# start of Recorded data

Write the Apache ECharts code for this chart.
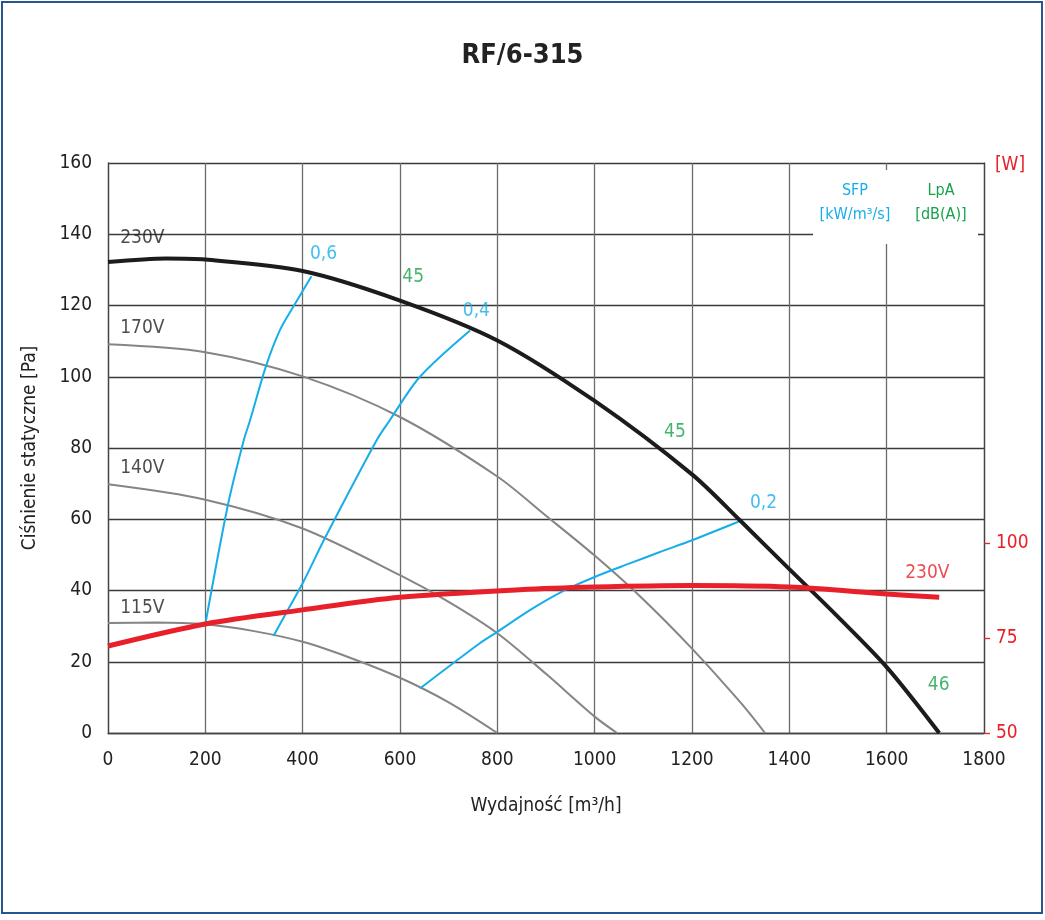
<!DOCTYPE html>
<html>
<head>
<meta charset="utf-8">
<script src="https://cdn.jsdelivr.net/npm/echarts@6/dist/echarts.min.js"></script>
<style>
  html, body { margin: 0; padding: 0; background: #fff; }
  #main { width: 1045px; height: 920px; }
</style>
</head>
<body>
<div id="main"></div>
<script>
// dane: [m3/h, Pa]
var v230 = [[0,132.2],[120,133.2],[200,132.9],[400,129.7],[600,121.4],[800,110.2],[1000,93.2],[1200,72.6],[1300,59.5],[1400,46.0],[1500,32.6],[1600,18.5],[1708,0]];
var v170 = [[0,109.1],[200,106.9],[400,100.1],[600,88.7],[800,72.0],[900,61.0],[1000,49.8],[1100,37.5],[1200,23.7],[1300,8.5],[1350,0]];
var v140 = [[0,69.8],[200,65.5],[400,57.4],[600,44.3],[700,36.8],[800,28],[900,16.6],[1000,4.6],[1046,0]];
var v115 = [[0,30.9],[100,31.0],[200,30.5],[300,28.6],[400,25.6],[500,21.0],[600,15.5],[700,8.6],[800,0]];
var sfp06 = [[200,30.5],[247,64.4],[279,82.2],[292,87.8],[324,102.7],[353,113],[381,119.7],[418,128.2]];
var sfp04 = [[340,27.2],[367,33.9],[401,42.3],[446,54.8],[552,82.2],[579,87.8],[641,100],[744,113]];
var sfp02 = [[641,12.5],[764,25.2],[800,28.4],[867,34.5],[936,39.9],[1000,43.8],[1072,47.6],[1134,50.8],[1200,54.1],[1299,59.5]];
// moc [W] dla 230V
var power230 = [[0,72.9],[200,78.7],[400,82.4],[600,85.7],[846,87.7],[1000,88.4],[1200,88.8],[1400,88.4],[1600,86.6],[1708,85.7]];
var wTicks = [50,75,100];

// opisy na wykresie
var blackLabels = [['230V',25,138.8],['170V',25,113.6],['140V',25,74.3],['115V',25,35]];
var blueLabels = [['0,6',415,134.3],['0,4',729,118.3],['0,2',1319,64.5]];
var greenLabels = [['45',627,127.9],['45',1165,84.4],['46',1707,13.5]];

var FONT = "'Liberation Sans Narrow', 'DejaVu Sans Condensed', sans-serif";
var BLUE = '#16aee9', GREEN = '#17a34a', RED = '#e8202a';

function labels(arr, color, align){
  return {
    type:'scatter', symbolSize:0, silent:true, z:5,
    data: arr.map(function(a){ return {value:[a[1],a[2]], name:a[0]}; }),
    label:{show:true, position:'inside', formatter:'{b}', color:color, fontSize:19, fontFamily:FONT, align:align}
  };
}
function line(data, color, w){
  return {type:'line', data:data, smooth:0.3, symbol:'none', silent:true, lineStyle:{color:color, width:w}};
}

var chart = echarts.init(document.getElementById('main'));
chart.setOption({
  animation:false,
  backgroundColor:'#fff',
  title:{text:'RF/6-315', left:'center', top:37, textStyle:{fontFamily:FONT, fontSize:27, fontWeight:'bold', color:'#222'}},
  grid:{left:108, right:61, top:163, bottom:187},
  xAxis:{
    type:'value', min:0, max:1800, interval:200,
    name:'Wydajność [m³/h]', nameLocation:'middle', nameGap:64,
    nameTextStyle:{fontFamily:FONT, fontSize:19, color:'#222'},
    axisLine:{lineStyle:{color:'#444', width:1.3}}, axisTick:{show:false},
    axisLabel:{margin:18, fontFamily:FONT, fontSize:19, color:'#222', formatter:function(v){ return String(v); }},
    splitLine:{lineStyle:{color:'#6b6b6b', width:1.3}}
  },
  yAxis:[{
    type:'value', min:0, max:160, interval:20,
    name:'Ciśnienie statyczne [Pa]', nameLocation:'middle', nameGap:68,
    nameTextStyle:{fontFamily:FONT, fontSize:19, color:'#222'},
    axisLine:{show:true, lineStyle:{color:'#444', width:1.3}}, axisTick:{show:false},
    axisLabel:{margin:16, fontFamily:FONT, fontSize:19, color:'#222'},
    splitLine:{lineStyle:{color:'#3a3a3a', width:1.3}}
  },{
    type:'value', min:50, max:200, interval:25, position:'right',
    axisLine:{show:true, lineStyle:{color:'#444', width:1.3}},
    axisTick:{show:true, length:6, customValues:wTicks, lineStyle:{color:RED, width:1.3}},
    axisLabel:{margin:12, customValues:wTicks, fontFamily:FONT, fontSize:19, color:RED},
    splitLine:{show:false}
  }],
  graphic:[
    {type:'rect', shape:{x:2, y:2, width:1040, height:911}, style:{fill:'none', stroke:'#27568f', lineWidth:2}, z:100},
    {type:'rect', shape:{x:813, y:170, width:165, height:74}, style:{fill:'#fff'}, z:10},
    {type:'text', x:855, y:191, style:{text:'SFP', fill:BLUE, fontFamily:FONT, fontSize:16, textAlign:'center', textVerticalAlign:'middle'}, z:11},
    {type:'text', x:855, y:215, style:{text:'[kW/m³/s]', fill:BLUE, fontFamily:FONT, fontSize:16, textAlign:'center', textVerticalAlign:'middle'}, z:11},
    {type:'text', x:941, y:191, style:{text:'LpA', fill:GREEN, fontFamily:FONT, fontSize:16, textAlign:'center', textVerticalAlign:'middle'}, z:11},
    {type:'text', x:941, y:215, style:{text:'[dB(A)]', fill:GREEN, fontFamily:FONT, fontSize:16, textAlign:'center', textVerticalAlign:'middle'}, z:11},
    {type:'text', x:1010, y:165, style:{text:'[W]', fill:RED, fontFamily:FONT, fontSize:19, textAlign:'center', textVerticalAlign:'middle'}, z:11}
  ],
  series:[
    line(v170, '#858585', 2),
    line(v140, '#858585', 2),
    line(v115, '#858585', 2),
    line(sfp06, BLUE, 2),
    line(sfp04, BLUE, 2),
    line(sfp02, BLUE, 2),
    line(v230, '#1c1c1c', 4),
    {type:'line', yAxisIndex:1, data:power230, smooth:0.3, symbol:'none', silent:true, lineStyle:{color:RED, width:5}},
    labels(blackLabels, '#1e1e1e', 'left'),
    labels(blueLabels, BLUE, 'left'),
    labels(greenLabels, GREEN, 'center'),
    labels([['230V',1638,44.9]], RED, 'left')
  ]
});
</script>
</body>
</html>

# end of Recorded data

## What is asked
Give all the lines above again, character for character, without pictures.

## Response below
Write the Apache ECharts code for this chart.
<!DOCTYPE html>
<html>
<head>
<meta charset="utf-8">
<script src="https://cdn.jsdelivr.net/npm/echarts@6/dist/echarts.min.js"></script>
<style>
  html, body { margin: 0; padding: 0; background: #fff; }
  #main { width: 1045px; height: 920px; }
</style>
</head>
<body>
<div id="main"></div>
<script>
// dane: [m3/h, Pa]
var v230 = [[0,132.2],[120,133.2],[200,132.9],[400,129.7],[600,121.4],[800,110.2],[1000,93.2],[1200,72.6],[1300,59.5],[1400,46.0],[1500,32.6],[1600,18.5],[1708,0]];
var v170 = [[0,109.1],[200,106.9],[400,100.1],[600,88.7],[800,72.0],[900,61.0],[1000,49.8],[1100,37.5],[1200,23.7],[1300,8.5],[1350,0]];
var v140 = [[0,69.8],[200,65.5],[400,57.4],[600,44.3],[700,36.8],[800,28],[900,16.6],[1000,4.6],[1046,0]];
var v115 = [[0,30.9],[100,31.0],[200,30.5],[300,28.6],[400,25.6],[500,21.0],[600,15.5],[700,8.6],[800,0]];
var sfp06 = [[200,30.5],[247,64.4],[279,82.2],[292,87.8],[324,102.7],[353,113],[381,119.7],[418,128.2]];
var sfp04 = [[340,27.2],[367,33.9],[401,42.3],[446,54.8],[552,82.2],[579,87.8],[641,100],[744,113]];
var sfp02 = [[641,12.5],[764,25.2],[800,28.4],[867,34.5],[936,39.9],[1000,43.8],[1072,47.6],[1134,50.8],[1200,54.1],[1299,59.5]];
// moc [W] dla 230V
var power230 = [[0,72.9],[200,78.7],[400,82.4],[600,85.7],[846,87.7],[1000,88.4],[1200,88.8],[1400,88.4],[1600,86.6],[1708,85.7]];
var wTicks = [50,75,100];

// opisy na wykresie
var blackLabels = [['230V',25,138.8],['170V',25,113.6],['140V',25,74.3],['115V',25,35]];
var blueLabels = [['0,6',415,134.3],['0,4',729,118.3],['0,2',1319,64.5]];
var greenLabels = [['45',627,127.9],['45',1165,84.4],['46',1707,13.5]];

var FONT = "'Liberation Sans Narrow', 'DejaVu Sans Condensed', sans-serif";
var BLUE = '#16aee9', GREEN = '#17a34a', RED = '#e8202a';

function labels(arr, color, align){
  return {
    type:'scatter', symbolSize:0, silent:true, z:5,
    data: arr.map(function(a){ return {value:[a[1],a[2]], name:a[0]}; }),
    label:{show:true, position:'inside', formatter:'{b}', color:color, fontSize:19, fontFamily:FONT, align:align}
  };
}
function line(data, color, w){
  return {type:'line', data:data, smooth:0.3, symbol:'none', silent:true, lineStyle:{color:color, width:w}};
}

var chart = echarts.init(document.getElementById('main'));
chart.setOption({
  animation:false,
  backgroundColor:'#fff',
  title:{text:'RF/6-315', left:'center', top:37, textStyle:{fontFamily:FONT, fontSize:27, fontWeight:'bold', color:'#222'}},
  grid:{left:108, right:61, top:163, bottom:187},
  xAxis:{
    type:'value', min:0, max:1800, interval:200,
    name:'Wydajność [m³/h]', nameLocation:'middle', nameGap:64,
    nameTextStyle:{fontFamily:FONT, fontSize:19, color:'#222'},
    axisLine:{lineStyle:{color:'#444', width:1.3}}, axisTick:{show:false},
    axisLabel:{margin:18, fontFamily:FONT, fontSize:19, color:'#222', formatter:function(v){ return String(v); }},
    splitLine:{lineStyle:{color:'#6b6b6b', width:1.3}}
  },
  yAxis:[{
    type:'value', min:0, max:160, interval:20,
    name:'Ciśnienie statyczne [Pa]', nameLocation:'middle', nameGap:68,
    nameTextStyle:{fontFamily:FONT, fontSize:19, color:'#222'},
    axisLine:{show:true, lineStyle:{color:'#444', width:1.3}}, axisTick:{show:false},
    axisLabel:{margin:16, fontFamily:FONT, fontSize:19, color:'#222'},
    splitLine:{lineStyle:{color:'#3a3a3a', width:1.3}}
  },{
    type:'value', min:50, max:200, interval:25, position:'right',
    axisLine:{show:true, lineStyle:{color:'#444', width:1.3}},
    axisTick:{show:true, length:6, customValues:wTicks, lineStyle:{color:RED, width:1.3}},
    axisLabel:{margin:12, customValues:wTicks, fontFamily:FONT, fontSize:19, color:RED},
    splitLine:{show:false}
  }],
  graphic:[
    {type:'rect', shape:{x:2, y:2, width:1040, height:911}, style:{fill:'none', stroke:'#27568f', lineWidth:2}, z:100},
    {type:'rect', shape:{x:813, y:170, width:165, height:74}, style:{fill:'#fff'}, z:10},
    {type:'text', x:855, y:191, style:{text:'SFP', fill:BLUE, fontFamily:FONT, fontSize:16, textAlign:'center', textVerticalAlign:'middle'}, z:11},
    {type:'text', x:855, y:215, style:{text:'[kW/m³/s]', fill:BLUE, fontFamily:FONT, fontSize:16, textAlign:'center', textVerticalAlign:'middle'}, z:11},
    {type:'text', x:941, y:191, style:{text:'LpA', fill:GREEN, fontFamily:FONT, fontSize:16, textAlign:'center', textVerticalAlign:'middle'}, z:11},
    {type:'text', x:941, y:215, style:{text:'[dB(A)]', fill:GREEN, fontFamily:FONT, fontSize:16, textAlign:'center', textVerticalAlign:'middle'}, z:11},
    {type:'text', x:1010, y:165, style:{text:'[W]', fill:RED, fontFamily:FONT, fontSize:19, textAlign:'center', textVerticalAlign:'middle'}, z:11}
  ],
  series:[
    line(v170, '#858585', 2),
    line(v140, '#858585', 2),
    line(v115, '#858585', 2),
    line(sfp06, BLUE, 2),
    line(sfp04, BLUE, 2),
    line(sfp02, BLUE, 2),
    line(v230, '#1c1c1c', 4),
    {type:'line', yAxisIndex:1, data:power230, smooth:0.3, symbol:'none', silent:true, lineStyle:{color:RED, width:5}},
    labels(blackLabels, '#1e1e1e', 'left'),
    labels(blueLabels, BLUE, 'left'),
    labels(greenLabels, GREEN, 'center'),
    labels([['230V',1638,44.9]], RED, 'left')
  ]
});
</script>
</body>
</html>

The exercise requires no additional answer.